Su papel central es el de vínculo mercantil. La droga es uno más de los vínculos de mercado. Es un mecanismo a través del cual el país compensa sus inestables balances comerciales y adquiere moneda fuerte para importar y satisfacer las expectativas de la población, pero también cumple ese papel para el pequeño productor campesino que produce coca o marihuana. Así, es un mecanismo a través del cual algunas personas intentan superar la exclusión.

 

Esta función de vínculo es más importante cuanto más débil, interna y externamente, sea el país.

 

Es aquí donde se produce una triste paradoja. Una política que tienda a reprimir y a cortar esos vínculos generará más problemas cuanto más exitosa sea. Una mirada crítica y global sobre el impacto que ha tenido la política antidrogas en América Latina nos va a mostrar cómo esta política ha tendido a debilitar la institucionalidad democrática, generando en muchos casos mecanismos paralelos de control del orden. Para poder ser eficaces en el campo de las drogas, se aíslan del resto con lo que reafirman la poca eficiencia del resto de los aparatos de gobierno, y contribuyen a erosionar su legitimidad. En otros casos han acentuado la disociación entre el Estado y la sociedad, especialmente en aquellos casos en que la economía de la droga ha sido altamente relevante en términos económicos y sociales, es decir, donde ha existido una gran cantidad de personas en la producción de la coca o de la marihuana.
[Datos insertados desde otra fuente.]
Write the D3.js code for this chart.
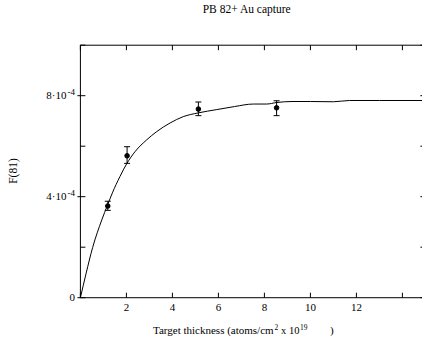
<!DOCTYPE html>
<html>
<head>
<meta charset="utf-8">
<script src="https://cdnjs.cloudflare.com/ajax/libs/d3/7.8.5/d3.min.js"></script>
<style>
  body { margin: 0; background: #fff; }
  svg text { font-family: "Liberation Serif", "Times New Roman", serif; fill: #000; }
</style>
</head>
<body>
<div id="chart"></div>
<script>
// thickness in 1e19 atoms/cm2, F(81) in units of 1e-4
var curveX = [0, 0.25, 0.53, 0.93, 1.18, 1.39, 1.72, 2.01, 2.39, 2.88, 3.32, 3.9, 4.47, 5.13, 5.93, 6.7, 7.52, 8.1, 8.53, 9.2, 10.0, 11.0, 11.7, 13, 15];
var curveY = [0, 0.97, 1.98, 3.08, 3.67, 4.15, 4.8, 5.3, 5.8, 6.25, 6.58, 6.92, 7.17, 7.32, 7.45, 7.57, 7.67, 7.67, 7.73, 7.77, 7.77, 7.76, 7.81, 7.81, 7.81];

var pointX = [1.19, 2.03, 5.13, 8.53];
var pointY = [3.63, 5.62, 7.47, 7.52];
var errLo = [3.46, 5.32, 7.21, 7.21];
var errHi = [3.82, 5.98, 7.75, 7.80];

var xTicks = [0, 2, 4, 6, 8, 10, 12, 14];
var xLabels = ["", "2", "4", "6", "8", "10", "12", ""];
var yTicks = [0, 2, 4, 6, 8, 10];
var yLabels = {0: "0", 4: "4", 8: "8"};

var width = 422;
var height = 343;
var plotLeft = 80.4;
var plotTop = 45.2;
var plotBottom = 297.7;

var svg = d3.select("#chart")
  .append("svg")
  .attr("width", width)
  .attr("height", height);

var xScale = d3.scaleLinear().domain([0, 15]).range([plotLeft, plotLeft + 345]);
var yScale = d3.scaleLinear().domain([0, 10]).range([plotBottom, plotTop]);
var plotRight = xScale(15);

// title
svg.append("text")
  .attr("x", 246.7)
  .attr("y", 12.5)
  .attr("text-anchor", "middle")
  .attr("font-size", 11.5)
  .text("PB 82+ Au capture");

// frame
svg.append("rect")
  .attr("x", plotLeft)
  .attr("y", plotTop)
  .attr("width", plotRight - plotLeft)
  .attr("height", plotBottom - plotTop)
  .attr("fill", "none")
  .attr("stroke", "#000")
  .attr("stroke-width", 1);

// x ticks, bottom and top, pointing inward
var xt = svg.append("g").attr("stroke", "#000").attr("stroke-width", 1);
xTicks.forEach(function(t) {
  var x = xScale(t);
  xt.append("line").attr("x1", x).attr("x2", x).attr("y1", plotBottom).attr("y2", plotBottom - 5);
  xt.append("line").attr("x1", x).attr("x2", x).attr("y1", plotTop).attr("y2", plotTop + 5);
});
svg.append("g")
  .selectAll("text")
  .data(xTicks)
  .enter()
  .append("text")
  .attr("x", function(d) { return xScale(d); })
  .attr("y", 310.5)
  .attr("text-anchor", "middle")
  .attr("font-size", 11)
  .text(function(d, i) { return xLabels[i]; });

// y ticks, left and right
var yt = svg.append("g").attr("stroke", "#000").attr("stroke-width", 1);
yTicks.forEach(function(t) {
  var y = yScale(t);
  var major = yLabels[t] !== undefined;
  yt.append("line").attr("x1", major ? plotLeft - 3 : plotLeft).attr("x2", plotLeft + 5).attr("y1", y).attr("y2", y);
  yt.append("line").attr("x1", plotRight).attr("x2", plotRight - 5).attr("y1", y).attr("y2", y);
});
yTicks.forEach(function(t) {
  if (yLabels[t] === undefined) return;
  var txt = svg.append("text")
    .attr("x", plotLeft - 5.5)
    .attr("y", yScale(t) + 3.6)
    .attr("text-anchor", "end")
    .attr("font-size", 11);
  if (t === 0) {
    txt.text("0");
  } else {
    txt.append("tspan").text(yLabels[t] + "\u00b710");
    txt.append("tspan").attr("dy", -4.5).attr("dx", 1).attr("font-size", 9).text("-4");
  }
});

// axis titles
svg.append("text")
  .attr("transform", "translate(16.5,171)rotate(-90)")
  .attr("text-anchor", "middle")
  .attr("font-size", 11.5)
  .text("F(81)");

var xl = svg.append("text")
  .attr("x", 153)
  .attr("y", 334)
  .attr("font-size", 11);
xl.append("tspan").text("Target thickness (atoms/cm");
xl.append("tspan").attr("dy", -4.5).attr("dx", 1).attr("font-size", 7.5).text("2");
xl.append("tspan").attr("x", 281).attr("dy", 4.5).attr("font-size", 10.5).text("x 10");
xl.append("tspan").attr("dy", -4.5).attr("dx", 0.5).attr("font-size", 7.5).text("19");
xl.append("tspan").attr("x", 330).attr("dy", 4.5).text(")");

// fitted curve
var line = d3.line()
  .curve(d3.curveMonotoneX)
  .x(function(d) { return xScale(d[0]); })
  .y(function(d) { return yScale(d[1]); });
svg.append("path")
  .datum(d3.zip(curveX, curveY))
  .attr("d", line)
  .attr("fill", "none")
  .attr("stroke", "#000")
  .attr("stroke-width", 1);

// measured points with error bars
var pts = svg.append("g").attr("stroke", "#000").attr("stroke-width", 1);
pointX.forEach(function(px, i) {
  var x = xScale(px);
  pts.append("line").attr("x1", x).attr("x2", x).attr("y1", yScale(errLo[i])).attr("y2", yScale(errHi[i]));
  pts.append("line").attr("x1", x - 3).attr("x2", x + 3).attr("y1", yScale(errLo[i])).attr("y2", yScale(errLo[i]));
  pts.append("line").attr("x1", x - 3).attr("x2", x + 3).attr("y1", yScale(errHi[i])).attr("y2", yScale(errHi[i]));
  pts.append("circle").attr("cx", x).attr("cy", yScale(pointY[i])).attr("r", 2.3).attr("fill", "#000");
});
</script>
</body>
</html>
Al afectarlas bases de sobrevivencia de esos grupos, se enajena su apoyo en la relación con el Estado o se estimula su apoyo a fuerzas insurgentes o contestatarias.

 

Estas políticas han agudizado también los conflictos sociales y políticos dentro del Estado entre distintos grupos burocráticos, distintas instituciones, productores, campesinos, etc. En general, puede observarse que ésta es una política que ha generado más problemas de los que ha resuelto, y que, al poner en riesgo la democracia, pone también en riesgo el desarrollo porque no se puede disociar uno del otro. Lo peor es que es una política que no aprende de sus errores, no presta atención a los conocimientos científicos, se basa en un discurso moralista pero muy poco afincado en la realidad, y que tiende a ser exclusivamente pragmática y adaptada a las necesidades de corto plazo de la política.

 

El remedio que se está aplicando puede terminar por matar al paciente.

 

Afortunadamente se reconoce cada vez más la necesidad de introducir una reflexión crítica sobre cómo se ha ido conduciendo esa política con el fin de cambiarla, para que por lo menos tenga objetivos más realistas y creíbles.

 

Los enfoques prácticos han demostrado ser mucho más útiles que los fundamentalistas que guiaron hasta ahora la política antidrogas. Necesitamos enfoques prácticos que nos permitan establecer metas y objetivos alcanzables a través de procedimientos flexibles y que permitan evaluar continuamente los efectos de las acciones, que aprendan de la experiencia y que estén atentos a los avances científicos.

 

Frente a la política tradicional debemos reivindicar una modernidad que ponga más razón y menos pasión en el diseño de acciones orientadas al control de las drogas por la sociedad.

 



[1] Transcripción de una conferencia realizada en Toledo, España, en Julio de 2004, con los auspicios de la Fundación Ayuda contra la Drogadicción (FAD).